Abstract

A major empirical approach in community ecology is to describe the dynamics of a community by examining small subsets of species. Unfortunately, interaction modifications, which cause pair‐wise interaction coefficients to depend on the presence or absence of additional species, can make it difficult to predict the overall dynamics of species within a community from experiments with pairs of species. In a similar fashion, one of the major approaches in evolutionary ecology has been to describe the likely evolutionary dynamics of a single species by focusing on the selection imposed by a limited number of other species within the community. However, recent work on diffuse coevolution indicates that selection pressures due to one species can change in the presence of other species. The magnitude of the difficulty that interaction modifications and diffuse coevolution present for predicting ecological and evolutionary dynamics is an unresolved question.
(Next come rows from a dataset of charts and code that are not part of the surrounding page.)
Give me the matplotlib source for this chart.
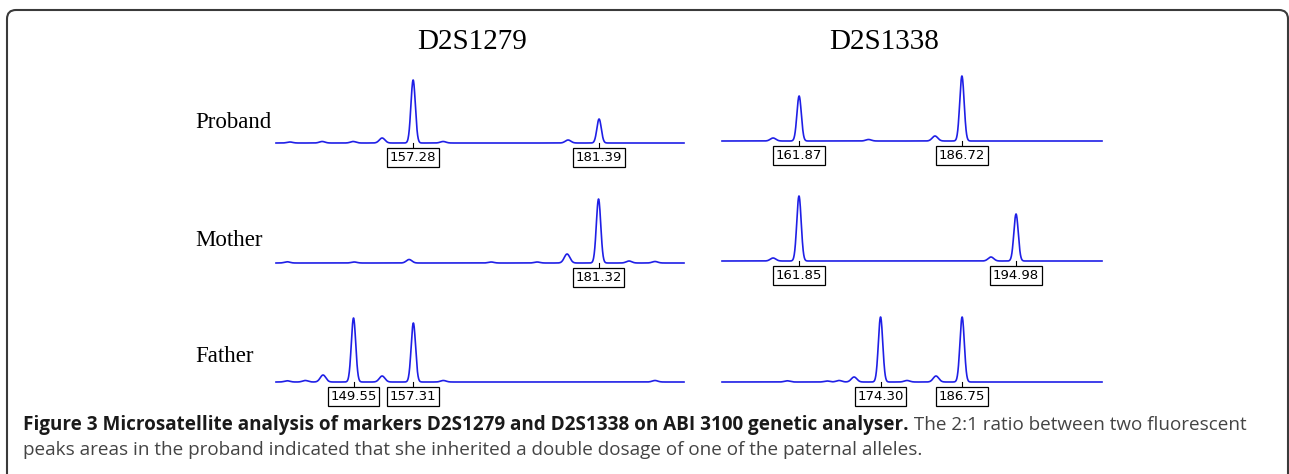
import numpy as np
import matplotlib
matplotlib.use('Agg')
import matplotlib.pyplot as plt
from matplotlib.patches import FancyBboxPatch
from matplotlib.transforms import IdentityTransform

W, H = 1289, 474

# peak tables: size (bp), height
markers = ['D2S1279', 'D2S1338']
people = ['Proband', 'Mother', 'Father']

proband_l_bp = [141.3, 145.49, 149.5, 153.26, 157.28, 161.17, 177.37, 181.39]
proband_l_h = [1.0, 1.5, 1.5, 5, 63, 1.5, 3, 24]
proband_r_bp = [157.9, 161.87, 172.47, 182.61, 186.72]
proband_r_h = [3, 45, 1.5, 5, 65]
mother_l_bp = [140.95, 149.63, 156.76, 167.39, 173.35, 177.24, 181.32, 185.27, 188.64]
mother_l_h = [1.2, 1.0, 3.5, 1.0, 1.0, 9, 64, 2, 1.5]
mother_r_bp = [157.9, 161.85, 191.15, 194.98]
mother_r_h = [3, 65, 4, 47]
father_l_bp = [140.95, 143.3, 145.6, 149.55, 153.26, 157.31, 161.2, 188.64]
father_l_h = [1.2, 1.5, 7, 64, 6, 59, 1.5, 1.5]
father_r_bp = [160.04, 166.14, 167.97, 170.26, 174.30, 178.34, 182.76, 186.75]
father_r_h = [1.2, 1.0, 1.5, 5, 65, 1.5, 6, 65]

called = {
    ('Proband', 0): [157.28, 181.39], ('Proband', 1): [161.87, 186.72],
    ('Mother', 0): [181.32], ('Mother', 1): [161.85, 194.98],
    ('Father', 0): [149.55, 157.31], ('Father', 1): [174.30, 186.75],
}
traces = {
    ('Proband', 0): (proband_l_bp, proband_l_h), ('Proband', 1): (proband_r_bp, proband_r_h),
    ('Mother', 0): (mother_l_bp, mother_l_h), ('Mother', 1): (mother_r_bp, mother_r_h),
    ('Father', 0): (father_l_bp, father_l_h), ('Father', 1): (father_r_bp, father_r_h),
}

# layout (pixels)
panel_px = [(276, 684), (722, 1102)]
panel_bp = [(139.5, 192.4), (150.1, 208.1)]
baseline_px = {('Proband', 0): 143, ('Proband', 1): 141, ('Mother', 0): 263,
               ('Mother', 1): 261, ('Father', 0): 382, ('Father', 1): 382}
label_y = {'Proband': 122, 'Mother': 241, 'Father': 356}
blue = '#1f1fe6'

fig = plt.figure(figsize=(W / 100, H / 100), dpi=100)

# rounded frame, open at the bottom (pixel coords, origin bottom-left)
frame = FancyBboxPatch((7, -40), 1288 - 7, H - 10 + 40,
                       boxstyle='round,pad=0,rounding_size=9',
                       transform=IdentityTransform(), fill=False,
                       edgecolor='#3a3a3a', linewidth=1.5)
fig.patches.append(frame)

for key, (bps, hs) in traces.items():
    person, col = key
    x0, x1 = panel_px[col]
    b = baseline_px[key]
    ax = fig.add_axes([x0 / W, 1 - b / H, (x1 - x0) / W, 70 / H])
    ax.set_xlim(*panel_bp[col])
    ax.set_ylim(0, 70)
    ax.axis('off')
    x = np.linspace(panel_bp[col][0], panel_bp[col][1], 2000)
    y = np.zeros_like(x)
    scale = (panel_bp[col][1] - panel_bp[col][0]) / (x1 - x0)
    for p, h in zip(bps, hs):
        sig = (2.2 if h > 15 else 2.8) * scale
        y += h * np.exp(-0.5 * ((x - p) / sig) ** 2)
    ax.plot(x, y, color=blue, lw=1.2, clip_on=False)
    for p in called[key]:
        ax.plot([p, p], [0, -4], color='black', lw=0.8, clip_on=False)
        ax.annotate('%.2f' % p, (p, -4), xytext=(0, -7.5), textcoords='offset points',
                    ha='center', va='center', fontsize=9.5, family='DejaVu Sans',
                    bbox=dict(boxstyle='square,pad=0.2', fc='white', ec='black', lw=0.9),
                    annotation_clip=False)

fig.text(472 / W, 1 - 42 / H, markers[0], ha='center', va='center',
         fontsize=21, family='Liberation Serif')
fig.text(884 / W, 1 - 42 / H, markers[1], ha='center', va='center',
         fontsize=21, family='Liberation Serif')
for person in people:
    fig.text(195 / W, 1 - label_y[person] / H, person, ha='left', va='center',
             fontsize=16.5, family='Liberation Serif')

cap1_bold = 'Figure 3 Microsatellite analysis of markers D2S1279 and D2S1338 on ABI 3100 genetic analyser.'
cap1_rest = ' The 2:1 ratio between two fluorescent'
cap2 = 'peaks areas in the proband indicated that she inherited a double dosage of one of the paternal alleles.'
fs = 13.6
t = fig.text(23 / W, 1 - 425 / H, cap1_bold, ha='left', va='center', fontsize=fs,
             family='Open Sans', fontweight='bold', color='#1a1a1a')
fig.canvas.draw()
bb = t.get_window_extent()
fig.text(bb.x1 / W, 1 - 425 / H, cap1_rest, ha='left', va='center', fontsize=fs,
         family='Open Sans', color='#444444')
fig.text(23 / W, 1 - 450 / H, cap2, ha='left', va='center', fontsize=fs,
         family='Open Sans', color='#444444')

fig.savefig('out.png', dpi=100)
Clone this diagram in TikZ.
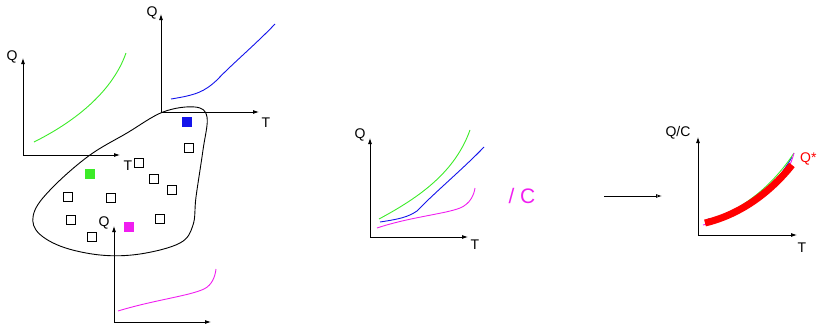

Here we outline the similarities and differences between the two topics, discuss experimental and statistical approaches to studying them, and make predictions about when ecological interaction modifications are likely to cause diffuse coevolution. Since the currencies for interaction modifications are usually fitness components such as growth, fecundity, or survival, is it likely that these will translate into corresponding differences in the relative fitness of individuals or genotypes, and thus in general these two phenomena will occur together. We argue that community ecologists and evolutionary ecologists will both benefit from experiments that test for the effects of interaction modifications, and that studies of the mechanisms driving interaction modifications and diffuse coevolution (e.g., changes in behavior, nonlinear effects on shared resources, genetic covariances) will aid our progress in understanding the ecological and evolutionary dynamics of communities.